Computation Kernels
This essentially boils down to writing the functions for the RHS of the time-dependent Schrödinger equation. These will look mostly similar but will be slightly different to handle the following cases:
- We start in an eigenstate (we just need to evolve the difference)
- We start in an arbitrary state
- Finite system
- Infinite system (need a boundary-agnostic implementation)
These need to be written in Cython to be callable from C (they will be called by odeint).
We also need to write routines to handle the different kinds of boundary conditions that we want to support:
- fixed: a fixed number of extra layers in the lead, possibly with a complex absorbing potential applied
- adaptive: the number of extra layers in the lead grows as you request longer and longer times
- convolution: adds no extra lead layers, but solves the perfectly absorbing boundary condition, which has the form of a convolution integral involving the retarded self-energy
We also need to review different options for sparse matrix-vector product.
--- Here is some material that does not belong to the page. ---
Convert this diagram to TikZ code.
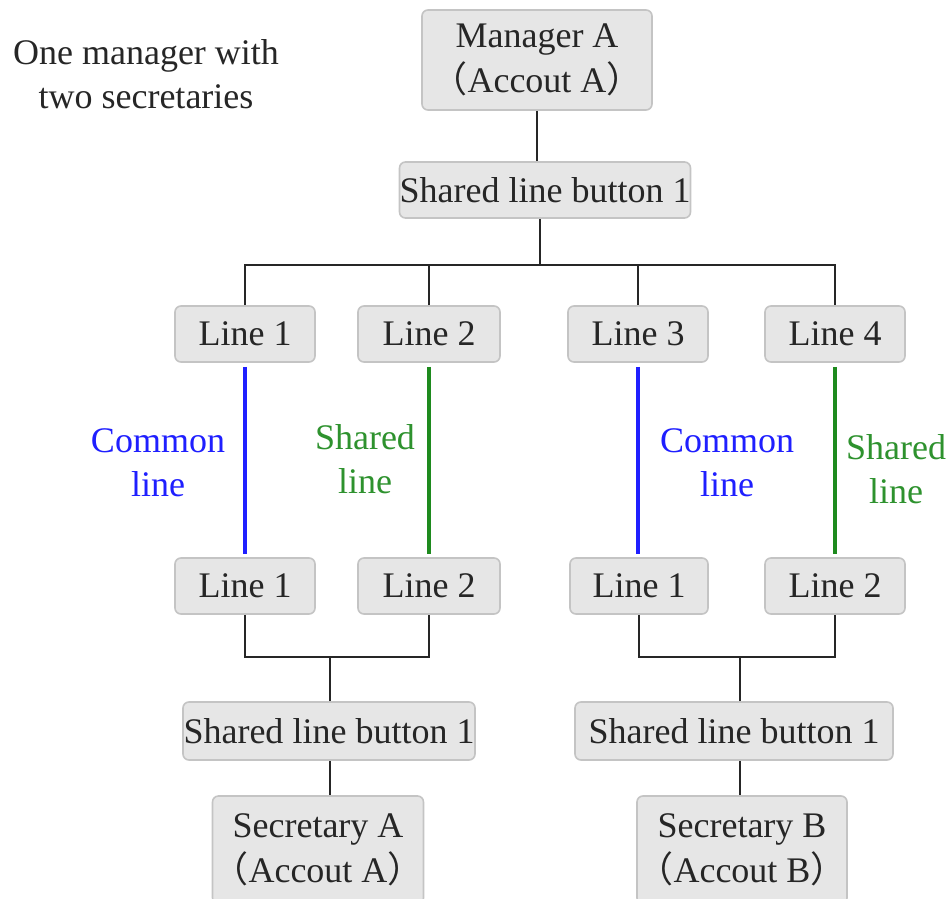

Designing against sparse BLAS seems a reasonable bet, there is already
librsb; we should benchmark this against
naive NIST sparse blas, against MKL (if we can
get it), and even against the scipy implementation. Need to test with realistic
matrices and also benchmark the time to go from a COO/CSR matrix given by
hamiltonian_submatrix
to the desired format for various different types of
sparse matrix (although this cost will be zero for the time-independent part of
the Hamiltonian, as we can do it once at the start).